At the S&R I bought a frosted sugar cookie, put it in a bag to tote home, and headed out. I was only a few steps out the door when this guy says “Excuse me,” so of course I stopped. He wanted to know how to get to Oskaloosa — which, believe it or not, is an actual name of an actual town. I knew the name of the town, but didn’t have a clue where it was. But I had my phone, so it only took a moment to call up a map and get directions.

He wondered why his phone wouldn’t do that. He had a Samsung something or other with Google Maps, so I had him tap on the little microphone skeuomorph (which is a real word, though WordPress doesn’t seem to think so) and say “Give me directions to Oskaloosa.” And hey, his phone gave him directions, and he was happy.

He thanked me, said he thought he detected a little Dixie in my voice, and I told him I’d spent a chunk of my life in the Deep South. He said he was from Baton Rouge, and was in Iowa working on constructing a pipeline (one whose construction I opposed, but he didn’t need to know that). We chatted a bit more, then he asked if I’d ever had any gratons.

If you’ve never spent much time in Cajun country, you may not know that gratons are what other Southern folk call ‘cracklings’, and if you’ve never spent much time in the American South you may not know what ‘cracklings’ are. As far as that goes, you may not want to know what ‘cracklings’ are. But I’m gonna tell you: they’re fried chunks of pig skin and fat. Here, look:


Now, I don’t eat much meat anymore. And I realize that even dedicated carnivores are likely to turn their faces away from gratons. But I grew up eating stuff like this. He asked if I’d ever had any, and I said yes, and he opened up his car door and pulled out a container about the size of a coffee can full of spicy home-made gratons. Not those commercial pork rinds you might see in truck stops, but the real thing. I took one, popped it in my mouth, and it was hot. Even though my head said I should be disgusted, my mouth was telling me I was home. It’s hard to escape your culture.
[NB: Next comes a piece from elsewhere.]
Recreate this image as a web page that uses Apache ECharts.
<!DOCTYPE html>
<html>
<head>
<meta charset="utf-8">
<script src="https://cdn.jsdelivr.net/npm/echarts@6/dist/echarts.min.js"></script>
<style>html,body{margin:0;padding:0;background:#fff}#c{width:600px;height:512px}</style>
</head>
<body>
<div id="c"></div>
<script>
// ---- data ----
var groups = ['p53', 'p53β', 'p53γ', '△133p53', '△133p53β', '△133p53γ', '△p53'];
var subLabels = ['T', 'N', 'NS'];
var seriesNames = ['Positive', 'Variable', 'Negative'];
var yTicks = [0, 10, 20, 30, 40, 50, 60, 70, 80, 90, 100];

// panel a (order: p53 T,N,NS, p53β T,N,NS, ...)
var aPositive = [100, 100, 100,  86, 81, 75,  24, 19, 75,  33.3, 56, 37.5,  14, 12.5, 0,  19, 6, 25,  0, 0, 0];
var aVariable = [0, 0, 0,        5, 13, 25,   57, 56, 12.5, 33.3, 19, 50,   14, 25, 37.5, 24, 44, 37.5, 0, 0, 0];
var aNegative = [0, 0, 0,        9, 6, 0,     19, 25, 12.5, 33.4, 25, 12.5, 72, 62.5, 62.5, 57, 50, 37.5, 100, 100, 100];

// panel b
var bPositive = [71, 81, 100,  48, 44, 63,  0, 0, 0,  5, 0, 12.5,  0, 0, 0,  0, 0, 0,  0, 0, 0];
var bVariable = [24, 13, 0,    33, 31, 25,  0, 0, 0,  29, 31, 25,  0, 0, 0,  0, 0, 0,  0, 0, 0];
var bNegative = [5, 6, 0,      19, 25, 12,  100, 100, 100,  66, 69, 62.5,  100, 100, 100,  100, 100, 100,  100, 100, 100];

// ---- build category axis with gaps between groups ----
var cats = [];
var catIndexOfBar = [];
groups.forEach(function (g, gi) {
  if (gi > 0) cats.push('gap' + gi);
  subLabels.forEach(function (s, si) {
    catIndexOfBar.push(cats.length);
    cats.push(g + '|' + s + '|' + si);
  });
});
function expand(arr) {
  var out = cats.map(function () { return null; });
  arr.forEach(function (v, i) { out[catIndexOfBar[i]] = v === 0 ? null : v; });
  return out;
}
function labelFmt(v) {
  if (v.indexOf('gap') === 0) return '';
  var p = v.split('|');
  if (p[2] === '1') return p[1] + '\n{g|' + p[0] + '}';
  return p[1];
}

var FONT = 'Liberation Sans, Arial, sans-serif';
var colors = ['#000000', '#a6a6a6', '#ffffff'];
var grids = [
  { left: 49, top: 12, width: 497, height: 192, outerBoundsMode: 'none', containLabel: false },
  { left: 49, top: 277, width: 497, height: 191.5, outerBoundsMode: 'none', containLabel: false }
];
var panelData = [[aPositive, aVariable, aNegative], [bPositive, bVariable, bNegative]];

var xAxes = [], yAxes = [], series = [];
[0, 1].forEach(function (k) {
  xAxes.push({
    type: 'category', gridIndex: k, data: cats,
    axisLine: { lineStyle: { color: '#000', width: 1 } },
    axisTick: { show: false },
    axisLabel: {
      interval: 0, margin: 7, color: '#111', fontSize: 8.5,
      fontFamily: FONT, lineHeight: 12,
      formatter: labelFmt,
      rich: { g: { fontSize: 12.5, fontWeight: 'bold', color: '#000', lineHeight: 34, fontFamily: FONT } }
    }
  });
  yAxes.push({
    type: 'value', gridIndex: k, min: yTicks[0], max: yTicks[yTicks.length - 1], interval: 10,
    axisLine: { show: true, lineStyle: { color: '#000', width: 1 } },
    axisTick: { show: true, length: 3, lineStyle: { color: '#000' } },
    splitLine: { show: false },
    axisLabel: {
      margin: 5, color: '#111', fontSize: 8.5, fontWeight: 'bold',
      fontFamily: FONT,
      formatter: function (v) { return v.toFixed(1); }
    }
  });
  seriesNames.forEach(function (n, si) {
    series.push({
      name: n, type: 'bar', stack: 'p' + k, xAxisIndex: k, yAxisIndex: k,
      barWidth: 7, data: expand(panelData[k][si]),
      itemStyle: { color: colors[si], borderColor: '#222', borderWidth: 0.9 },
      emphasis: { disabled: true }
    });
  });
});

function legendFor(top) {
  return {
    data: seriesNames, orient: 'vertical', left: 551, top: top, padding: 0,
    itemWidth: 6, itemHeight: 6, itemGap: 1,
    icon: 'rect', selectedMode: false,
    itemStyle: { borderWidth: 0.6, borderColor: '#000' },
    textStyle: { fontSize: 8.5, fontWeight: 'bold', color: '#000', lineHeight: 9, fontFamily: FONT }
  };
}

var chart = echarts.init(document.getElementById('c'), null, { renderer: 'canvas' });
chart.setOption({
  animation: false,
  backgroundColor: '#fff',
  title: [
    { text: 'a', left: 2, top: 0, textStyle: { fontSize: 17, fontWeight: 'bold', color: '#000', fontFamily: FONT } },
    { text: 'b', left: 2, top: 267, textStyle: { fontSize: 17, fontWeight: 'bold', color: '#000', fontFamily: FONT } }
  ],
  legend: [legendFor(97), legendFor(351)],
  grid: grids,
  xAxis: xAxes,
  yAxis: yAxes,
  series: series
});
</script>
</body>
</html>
It must have shown on my face, on account of he laughed and said “Here, have some more.” So I held out the bag I had my cookie in, and he dumped in a bunch of gratons. We shook hands and that was that. On I went. After I’d gone thirty yards or so I thought “I should have taken his photograph.” Another opportunity lost, right there.
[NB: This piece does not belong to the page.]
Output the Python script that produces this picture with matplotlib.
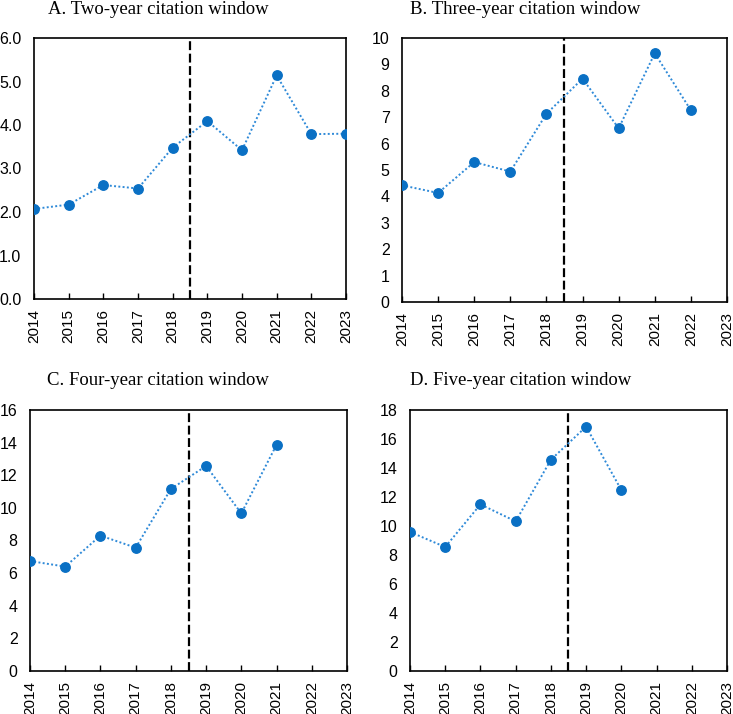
import matplotlib
matplotlib.use("Agg")
import matplotlib.pyplot as plt
from matplotlib.ticker import FormatStrFormatter

YEARS = list(range(2014, 2024))

two_year = [2.07, 2.17, 2.62, 2.54, 3.48, 4.09, 3.42, 5.14, 3.79, 3.80]
three_year = [4.42, 4.13, 5.30, 4.94, 7.13, 8.46, 6.58, 9.42, 7.26]
four_year = [6.74, 6.40, 8.30, 7.56, 11.16, 12.57, 9.66, 13.87]
five_year = [9.59, 8.55, 11.49, 10.32, 14.57, 16.85, 12.48]

titles = [
    "A. Two-year citation window",
    "B. Three-year citation window",
    "C. Four-year citation window",
    "D. Five-year citation window",
]
y_tops = [6, 10, 16, 18]
y_steps = [1, 1, 2, 2]
break_year = 2018.5

MARKER = "#0A70C4"
LINE = "#2F8AD8"

panels = [
    # axes rect, title x, title baseline y (figure pixels), y formatter
    ([34, 38, 346, 299], 158, 14, "%.1f"),
    ([402, 38, 727, 302], 525, 14, "%d"),
    ([30, 410, 347, 671], 158, 385, "%d"),
    ([410, 410, 727, 671], 521, 385, "%d"),
]
series = [two_year, three_year, four_year, five_year]

W, H = 733, 714
fig = plt.figure(figsize=(W / 100, H / 100), dpi=100)
fig.patch.set_facecolor("white")

for (rect, tx, ty, fmt), vals, title, top, step in zip(
    panels, series, titles, y_tops, y_steps
):
    x0, y0, x1, y1 = rect
    ax = fig.add_axes([x0 / W, 1 - y1 / H, (x1 - x0) / W, (y1 - y0) / H])
    ax.plot(
        YEARS[: len(vals)],
        vals,
        linestyle=(0, (1, 1.2)),
        color=LINE,
        linewidth=1.4,
        marker="o",
        markersize=6.8,
        markerfacecolor=MARKER,
        markeredgecolor=MARKER,
        zorder=3,
    )
    ax.axvline(break_year, color="black", linestyle=(0, (4, 1.6)), linewidth=1.6, zorder=2)
    ax.set_xlim(YEARS[0], YEARS[-1])
    ax.set_ylim(0, top)
    ax.set_xticks(YEARS)
    ax.set_xticklabels([str(y) for y in YEARS], rotation=90, family="Liberation Sans", fontsize=11)
    ax.set_yticks(range(0, top + 1, step))
    ax.yaxis.set_major_formatter(FormatStrFormatter(fmt))
    for lab in ax.get_yticklabels():
        lab.set_family("Liberation Sans")
        lab.set_fontsize(11.5)
    ax.tick_params(axis="x", direction="in", length=4, width=1, pad=7, color="black")
    ax.tick_params(axis="y", length=0, pad=9)
    for sp in ax.spines.values():
        sp.set_linewidth(1.2)
        sp.set_color("black")
    fig.text(tx / W, 1 - ty / H, title, ha="center", va="baseline",
             family="Liberation Serif", fontsize=13.5)

fig.savefig("out.png", dpi=100)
I managed to get home without further incident. Less than two miles, 75 minutes, two conversations with strangers, and a bag of spicy gratons (which reminds me — Public Service Announcement: Cajun spices do NOT improve a frosted sugar cookie). Just another morning.

And this is why it’s so hard for me to get things done.

7 thoughts on “interruptions

    • Chicharrones and gratons sound so much more sophisticated than cracklings. And really, if you pronounce the G in cracklings, you’re doing it wrong. I’ve eaten about half of them already, and those little bastards are seriously spicy. I’ll save the rest for after I teach my workshop tonight, when I can have a beer with them.


    • When I’m around people, photos are almost always an afterthought. Maybe, as a reminder, I should start toting my phone around in my hand rather than in a pocket.

      But I probably won’t.


  1. Wait until you see one of them “Southerners” murder their scrambled eggs with two gallons of the “Louzana Elixir” (hot sauce to them what know enough not to get involved). If you have ulcers when you get here, you probably won’t when you leave. But, then again, you may not have much of a stomach left, either.

    These words of fair warning from an ex-Wisconsinite who found the real Heaven on Earth is in Southeast Texas.